On MacOS you can simply install all of Boost, after ensuring you have XCode 6 or later.

brew install boost

Build Parquet Locally

You simply create the make file with

cd parquet-cpp-dir
cmake .

Then make everything; libraries and example programs will get placed in parquet-cpp-dir/build/latest.

make

Of course deviating from the happy path is where things get tricky, see the README and the CMakeLists.txt for some help. This build will get you access to binary libraries and let you play with example code in parquet-cpp-dir/examples.

Among other things, the -DPARQUET_LINKAGE_TYPE=static build type has never worked for me even though the notes in CMakeLists.txt indicate it should.

In general, to statically link – which is not the default – you will need to build Boost from source with -fPIC on; the version you get from ‘apt-get’ on Ubuntu is not compiled with this flag and will not work with static builds.

Build Arrow and Parquet Separately and Install

To make life easier down the road you may want to install libraries in the standard locations /usr/local/… or some other location on your system to which you can point PARQUET_HOME and ARROW_HOME environment variables. The parquet-cpp build scripts for the example programs will pick up on these and use them and they will make your builds that use the libraries simpler.

Build Arrow on its own:

git clone http://github.com/apache/arrow arrow-dir
cd arrow-dir/cpp
cmake . -DCMAKE_INSTALL_PREFIX=$ARROW_HOME
make install

Then build Parquet, having set the ARROW_HOME environment variable, so that build uses this version of Arrow:

git clone http://github.com/apache/parquet-cpp parquet-cpp-dir
cd parquet-cpp-dir
cmake . -DCMAKE_INSTALL_PREFIX=$PARQUET_HOME
make install

Using the Libraries with CMake Builds

Check the parquet-cpp-dir/examples/parquet-arrow/ directory for a sample CMake project that incorporates Arrow and Parquet libraries in a C++ application. To build the example:

cd parquet-cpp-dir/examples/parquet-arrow
cmake .
make

If you have ARROW_HOME and PARQUET_HOME defined and pointing to compatible libraries the build will go smoothly. If you don’t define the locations of installed libraries you have to build Parquet locally first and then the build will use the local versions of both (parquet-cpp pulls down and builds a local version of Arrow.)
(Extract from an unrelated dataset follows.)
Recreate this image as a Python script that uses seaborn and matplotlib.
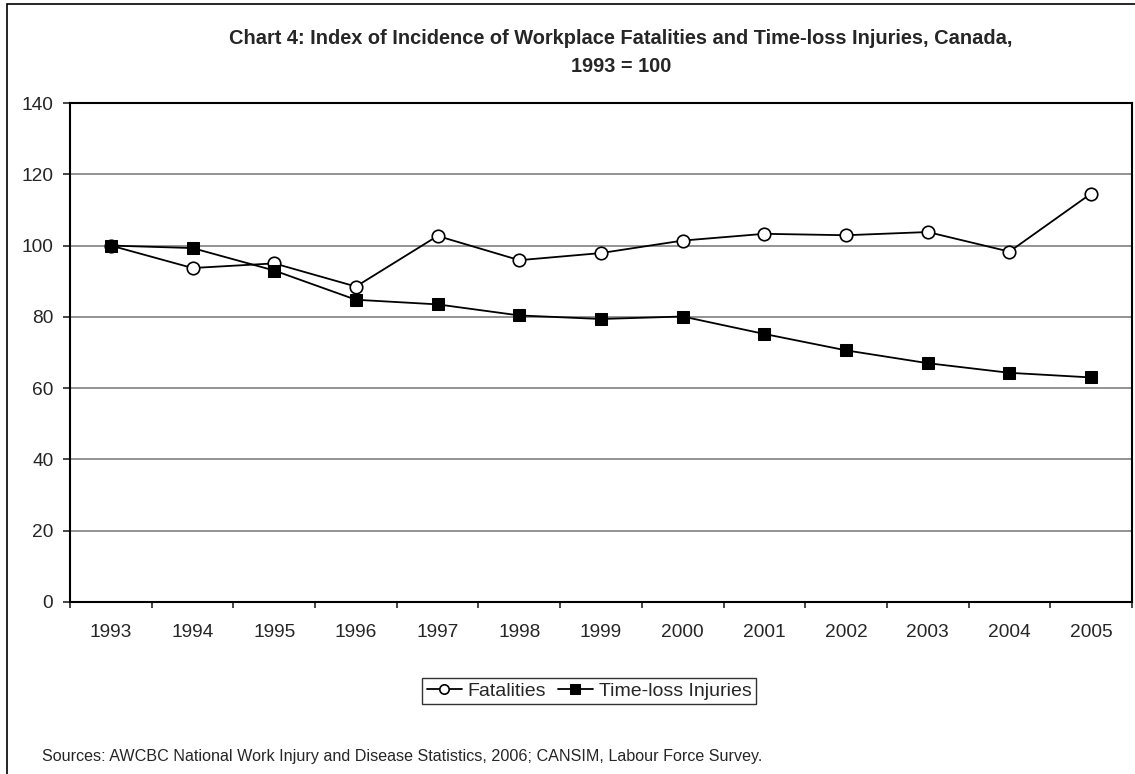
"""Index of incidence of workplace fatalities and time-loss injuries, Canada."""

import matplotlib
matplotlib.use("Agg")

import matplotlib.pyplot as plt
import matplotlib.patches as mpatches
import numpy as np
import pandas as pd
import seaborn as sns

YEARS = [str(y) for y in range(1993, 2006)]
FATALITIES = [100.0, 93.7, 95.0, 88.5, 102.7, 95.9, 97.9, 101.4, 103.3, 102.9, 103.8, 98.3, 114.6]
INJURIES = [100.0, 99.3, 93.0, 84.8, 83.5, 80.4, 79.4, 80.1, 75.2, 70.6, 67.0, 64.3, 63.0]

TITLE_1 = "Chart 4: Index of Incidence of Workplace Fatalities and Time-loss Injuries, Canada,"
TITLE_2 = "1993 = 100"
SOURCE = "Sources: AWCBC National Work Injury and Disease Statistics, 2006; CANSIM, Labour Force Survey."

sns.set_style("white")
plt.rcParams["font.family"] = ["Liberation Sans", "DejaVu Sans"]

df = pd.DataFrame({"x": np.arange(len(YEARS)), "Fatalities": FATALITIES,
                   "Time-loss Injuries": INJURIES})

fig = plt.figure(figsize=(11.35, 7.74), dpi=100)
ax = fig.add_axes([70 / 1135, 1 - 602 / 774, (1132 - 70) / 1135, (602 - 103) / 774])

sns.lineplot(data=df, x="x", y="Fatalities", ax=ax, color="black", lw=1.3,
             marker="o", markersize=9, markerfacecolor="white",
             markeredgecolor="black", markeredgewidth=1.2, label="Fatalities")
sns.lineplot(data=df, x="x", y="Time-loss Injuries", ax=ax, color="black", lw=1.3,
             marker="s", markersize=9, markerfacecolor="black",
             markeredgecolor="black", label="Time-loss Injuries")

ax.set_xlim(-0.5, len(YEARS) - 0.5)
ax.set_ylim(0, 140)
ax.set_yticks(range(0, 141, 20))
ax.yaxis.grid(True, color="#808080", lw=1.2)
ax.set_axisbelow(True)

# category labels between the tick marks, like a spreadsheet chart
ax.set_xticks(np.arange(-0.5, len(YEARS), 1.0))
ax.set_xticklabels([])
ax.set_xticks(np.arange(len(YEARS)), minor=True)
ax.set_xticklabels(YEARS, minor=True)
ax.tick_params(axis="x", which="major", length=4.5, width=1.2, direction="out", bottom=True)
ax.tick_params(axis="x", which="minor", length=0, pad=15.5, labelsize=13.8)
ax.tick_params(axis="y", length=5, width=1.2, direction="out", left=True, labelsize=13.8, pad=7)

for side in ["left", "bottom", "top", "right"]:
    ax.spines[side].set_visible(True)
    ax.spines[side].set_color("black")
    ax.spines[side].set_linewidth(1.5)

ax.set_xlabel("")
ax.set_ylabel("")

leg = ax.legend(loc="center", bbox_to_anchor=(589 / 1135, 1 - 691 / 774),
                bbox_transform=fig.transFigure, ncol=2, fontsize=14,
                handlelength=1.8, handletextpad=0.3, columnspacing=0.6,
                borderpad=0.22, fancybox=False, frameon=True, markerscale=0.75)
leg.get_frame().set_edgecolor("black")
leg.get_frame().set_linewidth(1.0)

fig.text(621 / 1135, 1 - 39 / 774, TITLE_1, ha="center", va="center",
         fontsize=14.4, fontweight="bold")
fig.text(621 / 1135, 1 - 66 / 774, TITLE_2, ha="center", va="center",
         fontsize=14.4, fontweight="bold")
fig.text(42 / 1135, 1 - 757 / 774, SOURCE, ha="left", va="center", fontsize=11.6)

fig.patches.append(mpatches.Rectangle((7 / 1135, -0.05), 1.2, 1 - 4 / 774 + 0.05,
                                      transform=fig.transFigure, fill=False,
                                      edgecolor="black", lw=1.2))

fig.savefig("out.png", dpi=100)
Remember that if you distribute your binary the locations of the Parquet libraries will need to be the same as with your PARQUET_HOME and ARROW_HOME locations if they aren’t going to be installed in standard locations on target systems.

Simple Builds with Make

In the easy case where you installed to somewhere in the search path

example:
	c++ example.cpp -o example -lparquet -larrow

If you’ve built libraries somewhere else, perhaps to test out the latest version available without disrupting the installed versions you would do something like:

PARQUET_HOME:= /home/me/dev/parquet_lib
ARROW_HOME:= /home/me/dev/arrow_lib


example: 
	c++ -std=c++1y example.cpp -O3 \
	-L${ARROW_HOME}/lib -L${PARQUET_HOME}/lib \
	-I${ARROW_HOME}/include -I${PARQUET_HOME}/include \
	-o rw  -lparquet -larrow \
	-Wl,-rpath,${ARROW_HOME}/lib -Wl,-rpath,${PARQUET_HOME}/lib
	

To make a non-statically linked binary for distribution you could distribute the libraries with your own binary and set the LD_RUN_PATH (or RPATH on the gcc command line) to point at the relative path to the deployed libraries. In this example files from $PARQUET_HOME/lib and $ARROW_HOME/lib are expected to be findable in a relative path to the binary ($ORIGIN/lib.)
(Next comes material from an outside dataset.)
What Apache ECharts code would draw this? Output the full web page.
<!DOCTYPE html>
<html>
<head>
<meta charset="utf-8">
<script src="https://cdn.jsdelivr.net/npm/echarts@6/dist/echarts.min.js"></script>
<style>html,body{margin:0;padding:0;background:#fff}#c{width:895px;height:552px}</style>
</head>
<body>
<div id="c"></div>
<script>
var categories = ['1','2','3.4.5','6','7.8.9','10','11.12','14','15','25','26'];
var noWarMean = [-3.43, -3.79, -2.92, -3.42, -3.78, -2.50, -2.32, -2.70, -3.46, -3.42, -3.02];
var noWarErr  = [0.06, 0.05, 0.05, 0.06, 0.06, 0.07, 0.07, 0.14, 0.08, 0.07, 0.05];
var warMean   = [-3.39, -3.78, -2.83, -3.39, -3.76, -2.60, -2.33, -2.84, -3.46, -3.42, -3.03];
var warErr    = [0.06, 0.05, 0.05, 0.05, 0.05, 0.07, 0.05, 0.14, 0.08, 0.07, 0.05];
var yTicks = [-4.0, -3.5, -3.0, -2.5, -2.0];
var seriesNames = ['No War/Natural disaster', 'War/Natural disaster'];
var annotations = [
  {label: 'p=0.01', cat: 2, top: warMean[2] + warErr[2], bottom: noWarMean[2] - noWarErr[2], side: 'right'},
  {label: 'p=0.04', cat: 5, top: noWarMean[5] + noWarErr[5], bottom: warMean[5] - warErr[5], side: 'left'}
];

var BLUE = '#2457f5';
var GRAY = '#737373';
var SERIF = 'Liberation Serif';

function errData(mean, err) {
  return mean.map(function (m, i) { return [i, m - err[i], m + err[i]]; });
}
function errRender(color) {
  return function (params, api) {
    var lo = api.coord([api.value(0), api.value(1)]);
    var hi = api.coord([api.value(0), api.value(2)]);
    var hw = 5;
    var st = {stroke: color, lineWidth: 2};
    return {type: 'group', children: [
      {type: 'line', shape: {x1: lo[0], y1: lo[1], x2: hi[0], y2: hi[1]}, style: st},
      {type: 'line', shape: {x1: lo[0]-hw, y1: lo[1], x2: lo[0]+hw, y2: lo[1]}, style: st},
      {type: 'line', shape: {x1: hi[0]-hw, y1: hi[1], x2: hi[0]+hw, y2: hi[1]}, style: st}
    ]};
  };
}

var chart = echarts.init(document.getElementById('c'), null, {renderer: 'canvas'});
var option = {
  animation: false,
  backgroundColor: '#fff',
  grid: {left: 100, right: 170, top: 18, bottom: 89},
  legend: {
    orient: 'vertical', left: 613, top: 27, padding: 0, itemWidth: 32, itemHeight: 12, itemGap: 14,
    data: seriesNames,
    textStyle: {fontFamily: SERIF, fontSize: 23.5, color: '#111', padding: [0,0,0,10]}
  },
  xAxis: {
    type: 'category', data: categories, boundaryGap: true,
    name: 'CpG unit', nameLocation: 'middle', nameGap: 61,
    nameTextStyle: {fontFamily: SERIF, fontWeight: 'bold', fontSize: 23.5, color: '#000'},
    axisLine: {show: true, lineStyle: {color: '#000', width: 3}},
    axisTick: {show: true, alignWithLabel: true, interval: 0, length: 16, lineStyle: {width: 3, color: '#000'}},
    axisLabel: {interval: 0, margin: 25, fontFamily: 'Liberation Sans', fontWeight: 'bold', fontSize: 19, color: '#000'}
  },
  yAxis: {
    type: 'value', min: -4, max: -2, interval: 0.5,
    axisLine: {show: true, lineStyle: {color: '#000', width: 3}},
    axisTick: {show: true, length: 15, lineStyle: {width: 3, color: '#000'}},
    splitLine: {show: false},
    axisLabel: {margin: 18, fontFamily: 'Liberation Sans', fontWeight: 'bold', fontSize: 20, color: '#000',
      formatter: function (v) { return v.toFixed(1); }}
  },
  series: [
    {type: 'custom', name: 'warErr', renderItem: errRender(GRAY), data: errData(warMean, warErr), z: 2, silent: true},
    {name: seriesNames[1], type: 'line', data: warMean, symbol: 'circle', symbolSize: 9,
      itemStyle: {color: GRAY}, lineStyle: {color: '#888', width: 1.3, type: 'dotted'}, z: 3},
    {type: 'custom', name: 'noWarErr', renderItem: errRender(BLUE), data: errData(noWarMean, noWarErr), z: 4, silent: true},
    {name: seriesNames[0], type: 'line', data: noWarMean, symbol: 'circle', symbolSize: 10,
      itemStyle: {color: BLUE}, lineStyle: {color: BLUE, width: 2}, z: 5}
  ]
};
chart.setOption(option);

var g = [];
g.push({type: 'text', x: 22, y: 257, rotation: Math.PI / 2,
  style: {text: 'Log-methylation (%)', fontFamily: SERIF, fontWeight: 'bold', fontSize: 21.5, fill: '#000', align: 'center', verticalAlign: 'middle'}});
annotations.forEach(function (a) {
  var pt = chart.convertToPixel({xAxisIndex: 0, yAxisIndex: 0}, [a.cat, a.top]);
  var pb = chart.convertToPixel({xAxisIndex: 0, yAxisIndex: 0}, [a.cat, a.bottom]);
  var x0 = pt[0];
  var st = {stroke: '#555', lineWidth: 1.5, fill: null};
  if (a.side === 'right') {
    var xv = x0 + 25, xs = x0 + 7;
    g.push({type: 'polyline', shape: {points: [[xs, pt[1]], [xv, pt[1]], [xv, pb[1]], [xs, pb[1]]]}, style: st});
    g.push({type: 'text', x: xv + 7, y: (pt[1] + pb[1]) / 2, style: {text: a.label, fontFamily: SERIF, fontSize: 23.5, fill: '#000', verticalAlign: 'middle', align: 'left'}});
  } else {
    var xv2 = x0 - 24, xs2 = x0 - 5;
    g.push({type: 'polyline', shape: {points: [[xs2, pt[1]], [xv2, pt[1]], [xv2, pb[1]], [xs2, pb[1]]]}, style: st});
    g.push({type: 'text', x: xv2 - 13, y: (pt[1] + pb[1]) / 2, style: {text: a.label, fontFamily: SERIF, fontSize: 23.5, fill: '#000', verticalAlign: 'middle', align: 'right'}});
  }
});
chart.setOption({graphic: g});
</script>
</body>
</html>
Set the run path then build:

export LD_RUN_PATH='$ORIGIN'/lib
make example

and the Makefile would look like:

PARQUET_HOME:= /home/me/dev/parquet_lib
ARROW_HOME:= /home/me/dev/arrow_lib


example: 
	c++ -std=c++1y example.cpp -O3 \
	-L${ARROW_HOME}/lib -L${PARQUET_HOME}/lib \
	-I${ARROW_HOME}/include -I${PARQUET_HOME}/include \
	-o rw  -lparquet -larrow 	

Before running, ensure wherever you place the binary you have a ./lib/ directory locally with all the needed libraries which do not otherwise reside on the standard library search path.

Finally don’t forget you can use ‘ldd’ to verify what libraries your own library or binary links to.